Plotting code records
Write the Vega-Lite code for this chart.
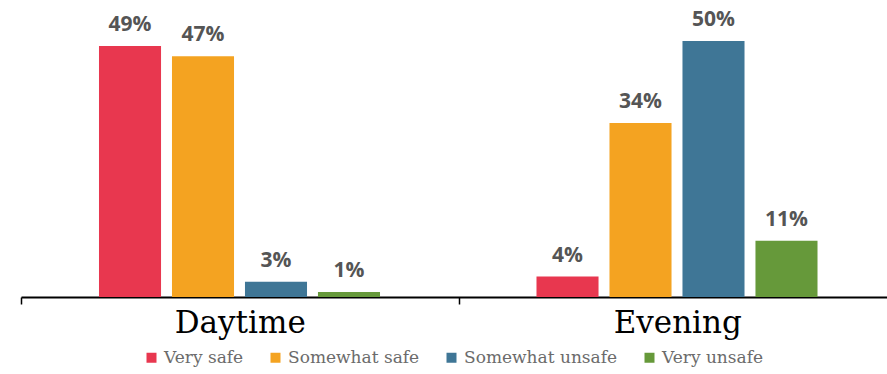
{
  "$schema": "https://vega.github.io/schema/vega-lite/v6.json",
  "width": 875,
  "height": 297,
  "autosize": {"type": "none"},
  "padding": {"left": 21, "top": 0, "right": 0, "bottom": 77},
  "background": "white",
  "config": {"view": {"stroke": null}},
  "data": {"values": [
    {"time": "Daytime", "level": "Very safe", "value": 0.49},
    {"time": "Daytime", "level": "Somewhat safe", "value": 0.47},
    {"time": "Daytime", "level": "Somewhat unsafe", "value": 0.03},
    {"time": "Daytime", "level": "Very unsafe", "value": 0.01},
    {"time": "Evening", "level": "Very safe", "value": 0.04},
    {"time": "Evening", "level": "Somewhat safe", "value": 0.34},
    {"time": "Evening", "level": "Somewhat unsafe", "value": 0.50},
    {"time": "Evening", "level": "Very unsafe", "value": 0.11}
  ]},
  "encoding": {
    "x": {"field": "time", "type": "nominal", "sort": ["Daytime", "Evening"],
      "scale": {"paddingInner": 0, "paddingOuter": 0},
      "axis": {"title": null, "labelAngle": 0, "domainColor": "black", "domainWidth": 2,
        "tickColor": "black", "tickWidth": 1.5, "tickSize": 7, "tickBand": "extent",
        "labelFont": "DejaVu Serif", "labelFontSize": 31, "labelColor": "black",
        "labelPadding": 4}},
    "xOffset": {"field": "level", "type": "nominal",
      "sort": ["Very safe", "Somewhat safe", "Somewhat unsafe", "Very unsafe"],
      "scale": {"paddingInner": 0.15, "paddingOuter": 1, "range": [5, 432]}},
    "y": {"field": "value", "type": "quantitative", "scale": {"domain": [0, 0.58]}, "axis": null}
  },
  "layer": [
    {"mark": {"type": "bar"},
     "encoding": {"color": {"field": "level", "type": "nominal",
        "sort": ["Very safe", "Somewhat safe", "Somewhat unsafe", "Very unsafe"],
        "scale": {"domain": ["Very safe", "Somewhat safe", "Somewhat unsafe", "Very unsafe"],
          "range": ["#E8374F", "#F4A321", "#3F7696", "#66993A"]},
        "legend": {"title": null, "orient": "none", "direction": "horizontal",
          "legendX": 122, "legendY": 349, "symbolType": "square", "symbolSize": 100,
          "symbolStrokeWidth": 0, "labelFont": "DejaVu Serif", "labelFontSize": 17,
          "labelColor": "#6b6b6b", "columnPadding": 23, "labelOffset": 4}}}},
    {"mark": {"type": "text", "baseline": "alphabetic", "dy": -15, "font": "Open Sans",
      "fontWeight": "bold", "fontSize": 21, "color": "#555555"},
     "encoding": {"text": {"field": "value", "type": "quantitative", "format": ".0%"},
       "detail": {"field": "level"}}}
  ]
}
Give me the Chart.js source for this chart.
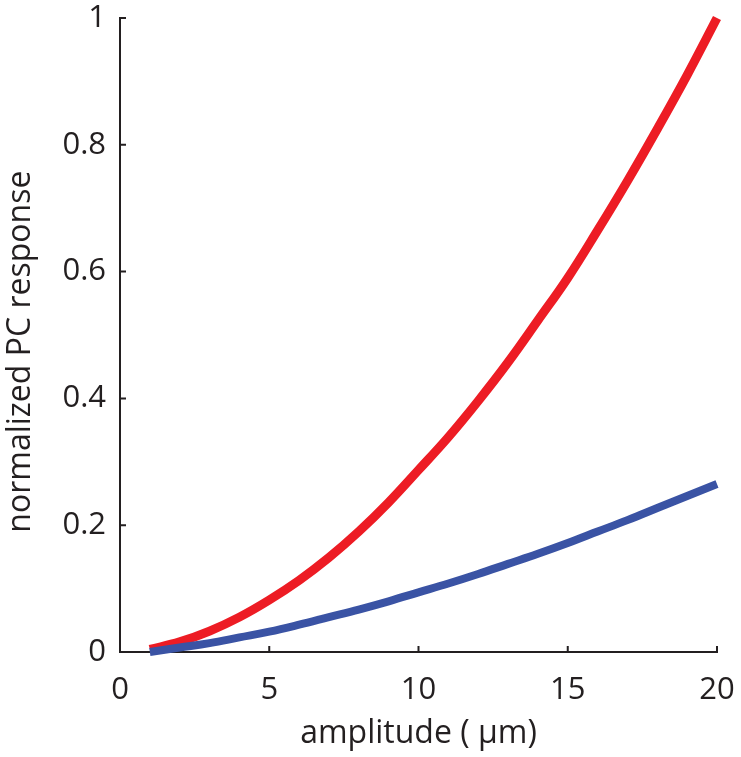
<!DOCTYPE html>
<html>
<head>
<meta charset="utf-8">
<script src="https://cdn.jsdelivr.net/npm/chart.js@4"></script>
<style>
  html, body { margin: 0; padding: 0; background: #fff; }
  #wrap { width: 741px; height: 757px; }
</style>
</head>
<body>
<div id="wrap"><canvas id="chartPC"></canvas></div>
<script>
// amplitude in µm
const amplitude = [1, 2, 3, 4, 5, 6, 7, 8, 9, 10, 11, 12, 13, 14, 15, 16, 17, 18, 19, 20];
const redResponse = [0.004, 0.016, 0.033, 0.055, 0.082, 0.113, 0.149, 0.19, 0.236, 0.287, 0.339, 0.396, 0.457, 0.523, 0.59, 0.665, 0.743, 0.825, 0.91, 1.0];
const blueResponse = [0.0, 0.007, 0.014, 0.023, 0.032, 0.043, 0.055, 0.067, 0.08, 0.094, 0.108, 0.123, 0.139, 0.155, 0.172, 0.19, 0.208, 0.227, 0.246, 0.265];
const xTicks = [0, 5, 10, 15, 20];
const yTicks = [0, 0.2, 0.4, 0.6, 0.8, 1];

const ink = "#231f20";
const fontFam = "'Open Sans', 'Noto Sans', sans-serif";

function pts(ys) {
    return amplitude.map((x, i) => ({ x: x, y: ys[i] }));
}

// ticks pointing into the plot, like the original figure
const inwardTicks = {
    id: 'inwardTicks',
    afterDraw(chart) {
        const c = chart.ctx;
        const xs = chart.scales.x, ys = chart.scales.y;
        const len = 6;
        c.save();
        c.strokeStyle = ink;
        c.lineWidth = 2;
        c.beginPath();
        xTicks.forEach(v => {
            const px = xs.getPixelForValue(v);
            c.moveTo(px, ys.bottom);
            c.lineTo(px, ys.bottom - len);
        });
        yTicks.forEach(v => {
            const py = ys.getPixelForValue(v);
            c.moveTo(xs.left, py);
            c.lineTo(xs.left + len, py);
        });
        c.stroke();
        c.restore();
    }
};

new Chart(document.getElementById('chartPC'), {
    type: 'line',
    data: {
        datasets: [
            {
                data: pts(blueResponse),
                borderColor: "#3a53a4",
                borderWidth: 8,
                pointRadius: 0,
                tension: 0.4,
                clip: false
            },
            {
                data: pts(redResponse),
                borderColor: "#ed1c24",
                borderWidth: 9,
                pointRadius: 0,
                tension: 0.4,
                clip: false
            }
        ]
    },
    options: {
        responsive: true,
        maintainAspectRatio: false,
        animation: false,
        layout: { padding: { left: 0, top: 0, right: 0, bottom: 0 } },
        plugins: {
            legend: { display: false },
            tooltip: { enabled: false }
        },
        scales: {
            x: {
                type: 'linear',
                min: 0,
                max: 20,
                afterBuildTicks: s => { s.ticks = xTicks.map(v => ({ value: v })); },
                afterFit: s => { s.height = 105; s.paddingRight = 24; },
                grid: { display: false, drawTicks: false },
                border: { display: true, color: ink, width: 2 },
                ticks: {
                    color: ink,
                    padding: 20,
                    font: { family: fontFam, size: 31 }
                },
                title: {
                    display: true,
                    text: "amplitude ( μm)",
                    color: ink,
                    padding: { top: 2, bottom: 4 },
                    font: { family: fontFam, size: 32 }
                }
            },
            y: {
                min: 0,
                max: 1,
                afterBuildTicks: s => { s.ticks = yTicks.map(v => ({ value: v })); },
                afterFit: s => { s.width = 120; s.paddingTop = 18; },
                grid: { display: false, drawTicks: false },
                border: { display: true, color: ink, width: 2 },
                ticks: {
                    color: ink,
                    padding: 14,
                    font: { family: fontFam, size: 31 },
                    callback: v => String(v)
                },
                title: {
                    display: true,
                    // trailing spaces nudge the label a bit lower, as in the original
                    text: "normalized PC response    ",
                    color: ink,
                    padding: { top: 2, bottom: 0 },
                    font: { family: fontFam, size: 32 }
                }
            }
        }
    },
    plugins: [inwardTicks]
});
</script>
</body>
</html>
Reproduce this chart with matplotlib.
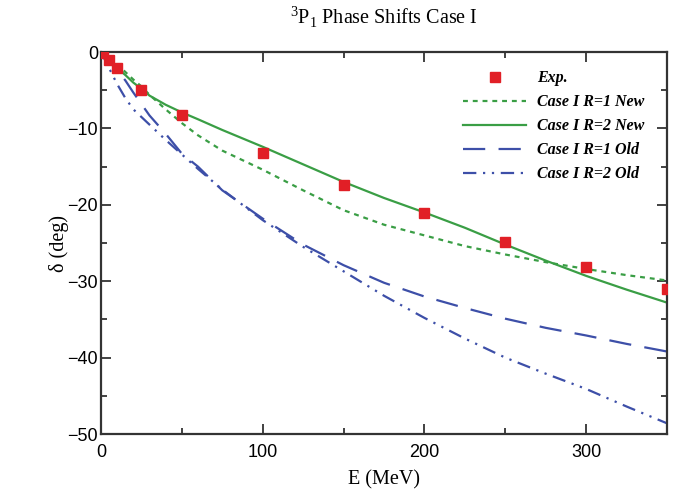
import matplotlib
matplotlib.use("Agg")
import matplotlib.pyplot as plt
from matplotlib.ticker import MultipleLocator

# experimental points
e_exp = [1, 5, 10, 25, 50, 100, 150, 200, 250, 300, 350]
d_exp = [-0.1, -1.1, -2.05, -5.0, -8.2, -13.2, -17.4, -21.1, -24.8, -28.1, -31.0]

# model curves
e_th = [0, 5, 10, 15, 20, 25, 30, 40, 50, 60, 75, 100, 125, 150, 175, 200, 225, 250, 275, 300, 325, 350]
r1_new = [0, -0.7, -1.6, -2.6, -3.6, -4.5, -5.6, -7.5, -9.3, -10.9, -12.9, -15.4, -18.1, -20.7, -22.6, -24.0, -25.4, -26.5, -27.5, -28.4, -29.2, -29.9]
r2_new = [0, -1.0, -2.1, -3.0, -4.0, -4.8, -5.7, -6.9, -7.9, -8.8, -10.2, -12.4, -14.7, -17.0, -19.1, -21.0, -23.0, -25.2, -27.3, -29.3, -31.1, -32.8]
r1_old = [0, -1.2, -2.4, -3.7, -5.3, -6.8, -8.3, -10.7, -13.3, -15.0, -18.1, -21.8, -25.2, -27.9, -30.2, -32.0, -33.5, -34.9, -36.1, -37.1, -38.2, -39.2]
r2_old = [0, -2.1, -4.2, -6.0, -7.5, -8.5, -9.5, -11.5, -13.4, -15.3, -18.0, -22.0, -25.5, -28.7, -31.9, -34.8, -37.5, -40.0, -42.1, -44.1, -46.4, -48.6]

green = '#3a9e45'
blue = '#3d4fa8'
red = '#e11f26'
serif = 'Liberation Serif'
plt.rcParams['mathtext.fontset'] = 'custom'
plt.rcParams['mathtext.rm'] = serif

fig = plt.figure(figsize=(6.8, 4.91), dpi=100)
ax = fig.add_axes([0.1485, 0.116, 0.8325, 0.778])

ax.plot(e_exp, d_exp, linestyle='none', marker='s', color=red, markersize=6.5, label='Exp.', zorder=5)
ax.plot(e_th, r1_new, color=green, linewidth=1.6, dashes=(2.2, 2.2), label='Case I R=1 New')
ax.plot(e_th, r2_new, color=green, linewidth=1.6, linestyle='solid', label='Case I R=2 New')
ax.plot(e_th, r1_old, color=blue, linewidth=1.6, dashes=(10, 6), label='Case I R=1 Old')
ax.plot(e_th, r2_old, color=blue, linewidth=1.6, dashes=(6, 3, 1, 3, 1, 3), label='Case I R=2 Old')

ax.set_xlim(0, 350)
ax.set_ylim(-50, 0)
ax.xaxis.set_major_locator(MultipleLocator(100))
ax.xaxis.set_minor_locator(MultipleLocator(50))
ax.yaxis.set_major_locator(MultipleLocator(10))
ax.yaxis.set_minor_locator(MultipleLocator(5))
ax.tick_params(which='both', direction='in', top=True, right=True, width=1.3, color='#333333')
ax.tick_params(which='major', length=7, labelsize=13)
ax.tick_params(axis='x', which='major', pad=7)
ax.tick_params(axis='y', which='major', pad=2)
ax.tick_params(which='minor', length=4.5)
for lab in ax.get_xticklabels() + ax.get_yticklabels():
    lab.set_family('Liberation Sans')
for s in ax.spines.values():
    s.set_linewidth(1.6)
    s.set_color('#333333')

ax.set_xlabel('E (MeV)', family=serif, fontsize=14.5, labelpad=7)
ax.set_ylabel('δ (deg)', family=serif, fontsize=14.5, labelpad=-1)
ax.set_title('$^3$P$_1$ Phase Shifts Case I', family=serif, fontsize=14.5, pad=20)

leg = ax.legend(loc='upper right', frameon=False, handlelength=3.9, labelspacing=0.5,
                prop={'family': serif, 'style': 'italic', 'weight': 'bold', 'size': 11.5},
                bbox_to_anchor=(0.985, 0.99), handletextpad=0.7)

fig.savefig('out.png', dpi=100)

- _Problem_
Leave the pictures out, and transcribe exactly the lines above starting at the one that contains "Reproduce this chart with matplotlib." and ending at the one that contains "ax = fig.add_axes([0.1485, 0.116, 0.8325, 0.778])".

- _Answer to this exercise_
Reproduce this chart with matplotlib.
import matplotlib
matplotlib.use("Agg")
import matplotlib.pyplot as plt
from matplotlib.ticker import MultipleLocator

# experimental points
e_exp = [1, 5, 10, 25, 50, 100, 150, 200, 250, 300, 350]
d_exp = [-0.1, -1.1, -2.05, -5.0, -8.2, -13.2, -17.4, -21.1, -24.8, -28.1, -31.0]

# model curves
e_th = [0, 5, 10, 15, 20, 25, 30, 40, 50, 60, 75, 100, 125, 150, 175, 200, 225, 250, 275, 300, 325, 350]
r1_new = [0, -0.7, -1.6, -2.6, -3.6, -4.5, -5.6, -7.5, -9.3, -10.9, -12.9, -15.4, -18.1, -20.7, -22.6, -24.0, -25.4, -26.5, -27.5, -28.4, -29.2, -29.9]
r2_new = [0, -1.0, -2.1, -3.0, -4.0, -4.8, -5.7, -6.9, -7.9, -8.8, -10.2, -12.4, -14.7, -17.0, -19.1, -21.0, -23.0, -25.2, -27.3, -29.3, -31.1, -32.8]
r1_old = [0, -1.2, -2.4, -3.7, -5.3, -6.8, -8.3, -10.7, -13.3, -15.0, -18.1, -21.8, -25.2, -27.9, -30.2, -32.0, -33.5, -34.9, -36.1, -37.1, -38.2, -39.2]
r2_old = [0, -2.1, -4.2, -6.0, -7.5, -8.5, -9.5, -11.5, -13.4, -15.3, -18.0, -22.0, -25.5, -28.7, -31.9, -34.8, -37.5, -40.0, -42.1, -44.1, -46.4, -48.6]

green = '#3a9e45'
blue = '#3d4fa8'
red = '#e11f26'
serif = 'Liberation Serif'
plt.rcParams['mathtext.fontset'] = 'custom'
plt.rcParams['mathtext.rm'] = serif

fig = plt.figure(figsize=(6.8, 4.91), dpi=100)
ax = fig.add_axes([0.1485, 0.116, 0.8325, 0.778])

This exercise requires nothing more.